# Part of a data file:

________________

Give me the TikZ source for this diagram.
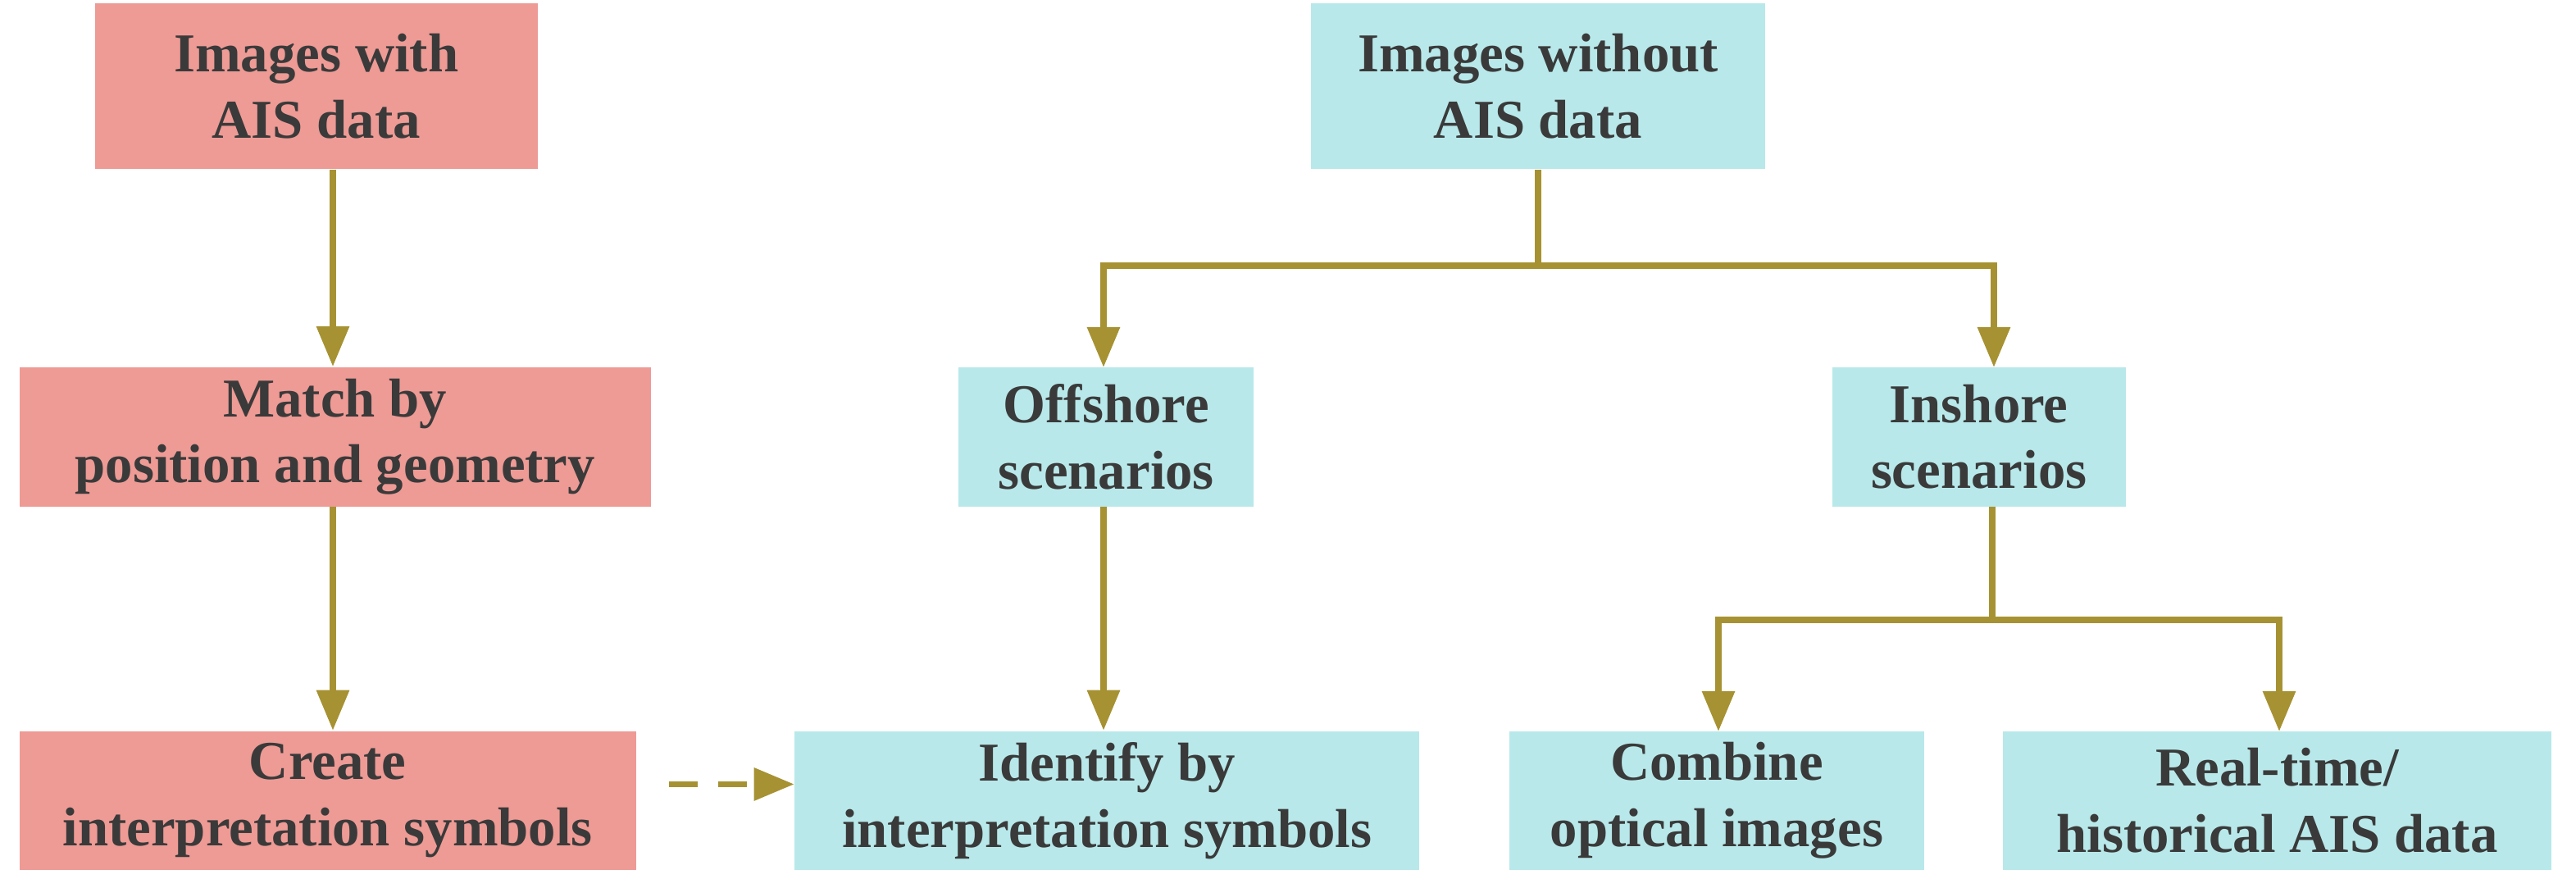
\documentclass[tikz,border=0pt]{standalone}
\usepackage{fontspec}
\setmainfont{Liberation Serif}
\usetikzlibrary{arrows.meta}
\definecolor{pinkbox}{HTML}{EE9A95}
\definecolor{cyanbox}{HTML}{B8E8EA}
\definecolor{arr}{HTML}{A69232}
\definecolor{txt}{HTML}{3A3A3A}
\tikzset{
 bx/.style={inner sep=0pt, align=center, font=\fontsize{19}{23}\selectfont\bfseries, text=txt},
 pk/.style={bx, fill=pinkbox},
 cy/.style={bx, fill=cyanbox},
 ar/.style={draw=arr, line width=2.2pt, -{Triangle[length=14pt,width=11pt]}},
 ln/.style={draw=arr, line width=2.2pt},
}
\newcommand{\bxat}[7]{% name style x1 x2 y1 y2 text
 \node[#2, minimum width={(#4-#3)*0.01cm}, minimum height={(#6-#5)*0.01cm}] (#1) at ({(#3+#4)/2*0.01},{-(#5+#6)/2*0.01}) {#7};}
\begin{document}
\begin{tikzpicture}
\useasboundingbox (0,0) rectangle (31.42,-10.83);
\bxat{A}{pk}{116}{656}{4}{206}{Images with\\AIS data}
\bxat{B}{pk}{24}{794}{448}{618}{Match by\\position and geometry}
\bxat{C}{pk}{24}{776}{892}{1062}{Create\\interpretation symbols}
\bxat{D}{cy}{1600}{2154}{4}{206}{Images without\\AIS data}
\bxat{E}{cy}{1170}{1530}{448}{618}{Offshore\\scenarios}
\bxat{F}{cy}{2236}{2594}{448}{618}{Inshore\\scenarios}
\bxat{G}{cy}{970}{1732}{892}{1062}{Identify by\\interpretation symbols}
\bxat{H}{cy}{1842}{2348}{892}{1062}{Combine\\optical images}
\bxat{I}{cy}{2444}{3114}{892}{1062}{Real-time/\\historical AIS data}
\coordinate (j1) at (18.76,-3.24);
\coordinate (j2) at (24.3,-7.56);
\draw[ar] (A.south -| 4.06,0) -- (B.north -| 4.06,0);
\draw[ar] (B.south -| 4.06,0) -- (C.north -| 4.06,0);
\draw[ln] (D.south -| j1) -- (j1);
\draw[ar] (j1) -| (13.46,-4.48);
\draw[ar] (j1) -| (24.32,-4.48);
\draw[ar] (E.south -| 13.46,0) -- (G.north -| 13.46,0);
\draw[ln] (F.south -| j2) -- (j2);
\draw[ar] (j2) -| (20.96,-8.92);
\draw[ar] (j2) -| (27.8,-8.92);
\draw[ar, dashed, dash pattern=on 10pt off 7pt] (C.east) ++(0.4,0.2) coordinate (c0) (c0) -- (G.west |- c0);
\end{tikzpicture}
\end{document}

________________

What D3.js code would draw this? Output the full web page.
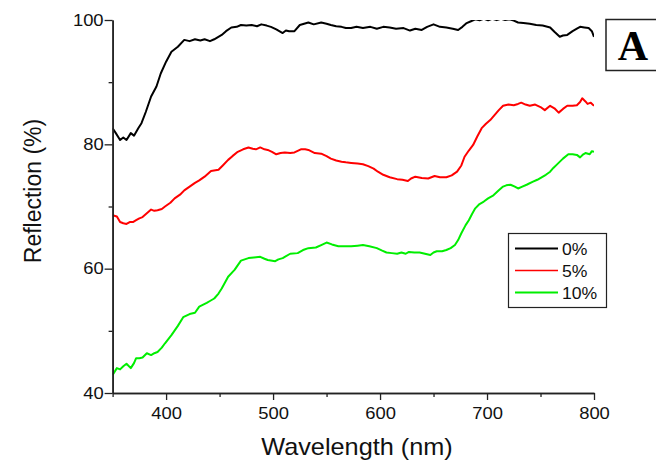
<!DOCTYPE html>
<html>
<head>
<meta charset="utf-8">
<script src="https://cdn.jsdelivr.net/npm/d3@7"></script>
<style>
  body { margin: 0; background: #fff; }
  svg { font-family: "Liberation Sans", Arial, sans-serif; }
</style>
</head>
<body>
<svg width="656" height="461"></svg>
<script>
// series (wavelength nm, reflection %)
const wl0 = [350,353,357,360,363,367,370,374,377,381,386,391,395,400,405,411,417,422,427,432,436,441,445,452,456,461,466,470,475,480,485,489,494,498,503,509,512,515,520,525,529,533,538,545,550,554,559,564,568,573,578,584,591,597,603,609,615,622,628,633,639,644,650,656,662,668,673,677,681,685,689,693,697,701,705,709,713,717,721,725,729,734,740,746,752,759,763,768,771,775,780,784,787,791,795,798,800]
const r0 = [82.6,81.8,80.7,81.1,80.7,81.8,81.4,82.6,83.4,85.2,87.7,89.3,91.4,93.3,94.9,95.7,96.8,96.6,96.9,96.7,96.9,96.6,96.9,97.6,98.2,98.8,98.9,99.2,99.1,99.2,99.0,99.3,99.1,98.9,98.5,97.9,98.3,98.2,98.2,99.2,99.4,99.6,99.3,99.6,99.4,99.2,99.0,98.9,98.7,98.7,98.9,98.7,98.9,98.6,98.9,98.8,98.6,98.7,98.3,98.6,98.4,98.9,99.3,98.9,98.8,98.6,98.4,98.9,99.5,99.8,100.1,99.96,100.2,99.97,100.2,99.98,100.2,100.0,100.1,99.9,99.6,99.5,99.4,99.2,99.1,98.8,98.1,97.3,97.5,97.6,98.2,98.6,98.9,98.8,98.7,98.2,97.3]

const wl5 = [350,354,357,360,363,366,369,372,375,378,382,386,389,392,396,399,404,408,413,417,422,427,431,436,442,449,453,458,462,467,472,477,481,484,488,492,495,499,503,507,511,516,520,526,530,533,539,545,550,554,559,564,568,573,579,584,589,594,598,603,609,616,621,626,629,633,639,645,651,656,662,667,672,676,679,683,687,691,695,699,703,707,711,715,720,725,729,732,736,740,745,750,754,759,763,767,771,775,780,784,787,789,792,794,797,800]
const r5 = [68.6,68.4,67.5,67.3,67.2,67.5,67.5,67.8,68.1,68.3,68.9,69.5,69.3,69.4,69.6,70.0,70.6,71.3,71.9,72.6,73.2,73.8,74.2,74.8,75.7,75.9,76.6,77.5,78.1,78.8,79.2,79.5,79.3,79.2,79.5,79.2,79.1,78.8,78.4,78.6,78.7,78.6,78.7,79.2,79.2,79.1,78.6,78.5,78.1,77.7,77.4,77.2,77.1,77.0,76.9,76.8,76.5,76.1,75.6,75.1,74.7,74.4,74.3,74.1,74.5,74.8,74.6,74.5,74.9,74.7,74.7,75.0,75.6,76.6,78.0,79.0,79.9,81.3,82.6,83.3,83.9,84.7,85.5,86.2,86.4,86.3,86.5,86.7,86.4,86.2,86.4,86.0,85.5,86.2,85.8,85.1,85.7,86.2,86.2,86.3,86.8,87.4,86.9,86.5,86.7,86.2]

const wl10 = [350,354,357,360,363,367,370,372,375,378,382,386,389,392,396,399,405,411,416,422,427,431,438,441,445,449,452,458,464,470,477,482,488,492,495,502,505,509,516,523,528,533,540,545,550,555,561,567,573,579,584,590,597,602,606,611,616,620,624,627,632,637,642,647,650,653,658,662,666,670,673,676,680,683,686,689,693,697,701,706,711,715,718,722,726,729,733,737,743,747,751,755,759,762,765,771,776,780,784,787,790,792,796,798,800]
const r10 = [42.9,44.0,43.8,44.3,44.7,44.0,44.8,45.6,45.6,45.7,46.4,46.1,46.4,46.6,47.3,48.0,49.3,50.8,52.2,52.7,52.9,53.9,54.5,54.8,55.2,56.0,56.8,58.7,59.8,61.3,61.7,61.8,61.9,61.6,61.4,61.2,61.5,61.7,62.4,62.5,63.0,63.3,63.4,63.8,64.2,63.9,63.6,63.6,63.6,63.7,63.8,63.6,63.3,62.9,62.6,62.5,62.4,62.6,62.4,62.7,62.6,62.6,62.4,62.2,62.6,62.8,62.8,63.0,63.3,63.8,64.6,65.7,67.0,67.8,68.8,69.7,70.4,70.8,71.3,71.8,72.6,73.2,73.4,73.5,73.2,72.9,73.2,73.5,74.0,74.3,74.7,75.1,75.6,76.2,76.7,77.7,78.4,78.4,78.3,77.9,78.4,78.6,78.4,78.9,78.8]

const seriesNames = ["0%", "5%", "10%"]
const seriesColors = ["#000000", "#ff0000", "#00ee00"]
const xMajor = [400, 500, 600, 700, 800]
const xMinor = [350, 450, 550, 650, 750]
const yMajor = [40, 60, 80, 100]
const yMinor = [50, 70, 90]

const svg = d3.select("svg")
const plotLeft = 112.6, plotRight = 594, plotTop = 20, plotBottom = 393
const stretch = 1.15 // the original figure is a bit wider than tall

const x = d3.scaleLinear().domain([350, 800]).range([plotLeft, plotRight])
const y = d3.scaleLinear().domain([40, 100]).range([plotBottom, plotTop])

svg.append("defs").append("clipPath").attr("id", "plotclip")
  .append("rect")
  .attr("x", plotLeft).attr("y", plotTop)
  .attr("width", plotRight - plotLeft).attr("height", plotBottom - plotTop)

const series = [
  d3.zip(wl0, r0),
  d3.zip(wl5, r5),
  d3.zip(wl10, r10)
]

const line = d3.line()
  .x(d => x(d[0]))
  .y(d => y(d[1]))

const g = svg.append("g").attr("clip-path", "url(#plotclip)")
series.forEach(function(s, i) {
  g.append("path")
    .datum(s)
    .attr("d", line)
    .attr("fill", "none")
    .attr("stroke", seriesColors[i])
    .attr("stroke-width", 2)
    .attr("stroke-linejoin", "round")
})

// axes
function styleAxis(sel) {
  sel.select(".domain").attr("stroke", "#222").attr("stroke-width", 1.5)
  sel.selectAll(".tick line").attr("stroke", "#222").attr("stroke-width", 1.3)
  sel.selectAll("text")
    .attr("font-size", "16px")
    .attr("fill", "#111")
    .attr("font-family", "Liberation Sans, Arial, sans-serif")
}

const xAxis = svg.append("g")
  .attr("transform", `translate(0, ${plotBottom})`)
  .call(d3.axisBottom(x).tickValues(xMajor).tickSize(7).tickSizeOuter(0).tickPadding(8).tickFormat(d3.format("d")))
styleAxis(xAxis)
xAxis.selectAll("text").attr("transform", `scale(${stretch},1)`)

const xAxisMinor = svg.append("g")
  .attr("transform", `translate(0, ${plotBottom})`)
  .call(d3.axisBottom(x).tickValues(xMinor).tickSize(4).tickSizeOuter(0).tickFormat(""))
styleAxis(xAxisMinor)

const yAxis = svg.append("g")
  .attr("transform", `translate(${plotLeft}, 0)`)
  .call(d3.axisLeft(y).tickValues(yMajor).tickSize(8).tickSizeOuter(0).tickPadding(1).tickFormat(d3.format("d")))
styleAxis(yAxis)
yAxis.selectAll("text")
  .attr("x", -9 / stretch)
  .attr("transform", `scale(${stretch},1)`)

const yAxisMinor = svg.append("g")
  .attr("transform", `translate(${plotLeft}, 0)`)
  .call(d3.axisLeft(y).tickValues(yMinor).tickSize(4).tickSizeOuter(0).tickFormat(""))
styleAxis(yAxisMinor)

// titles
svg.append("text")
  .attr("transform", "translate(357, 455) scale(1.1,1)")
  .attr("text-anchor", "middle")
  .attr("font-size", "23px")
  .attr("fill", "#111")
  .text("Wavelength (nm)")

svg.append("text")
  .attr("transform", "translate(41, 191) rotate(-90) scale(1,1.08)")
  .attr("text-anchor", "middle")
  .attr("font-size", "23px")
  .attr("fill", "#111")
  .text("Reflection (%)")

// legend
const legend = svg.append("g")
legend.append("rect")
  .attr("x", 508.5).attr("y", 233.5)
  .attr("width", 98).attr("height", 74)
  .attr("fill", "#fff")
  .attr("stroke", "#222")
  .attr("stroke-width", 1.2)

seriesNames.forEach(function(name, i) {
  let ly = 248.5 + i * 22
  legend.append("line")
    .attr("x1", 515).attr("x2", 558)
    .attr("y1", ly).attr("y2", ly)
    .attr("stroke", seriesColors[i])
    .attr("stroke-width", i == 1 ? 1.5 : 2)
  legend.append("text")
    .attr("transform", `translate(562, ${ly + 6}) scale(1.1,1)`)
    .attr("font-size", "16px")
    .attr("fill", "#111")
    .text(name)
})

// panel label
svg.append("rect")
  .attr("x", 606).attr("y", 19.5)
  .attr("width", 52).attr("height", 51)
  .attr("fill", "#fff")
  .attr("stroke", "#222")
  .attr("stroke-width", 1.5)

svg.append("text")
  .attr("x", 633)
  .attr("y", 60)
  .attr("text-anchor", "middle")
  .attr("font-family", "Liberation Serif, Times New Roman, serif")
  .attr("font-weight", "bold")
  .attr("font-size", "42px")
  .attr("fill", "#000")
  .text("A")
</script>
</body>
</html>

________________

From the records above, copy every line that holds the word "this".

# The completed task:
Give me the TikZ source for this diagram.
What D3.js code would draw this? Output the full web page.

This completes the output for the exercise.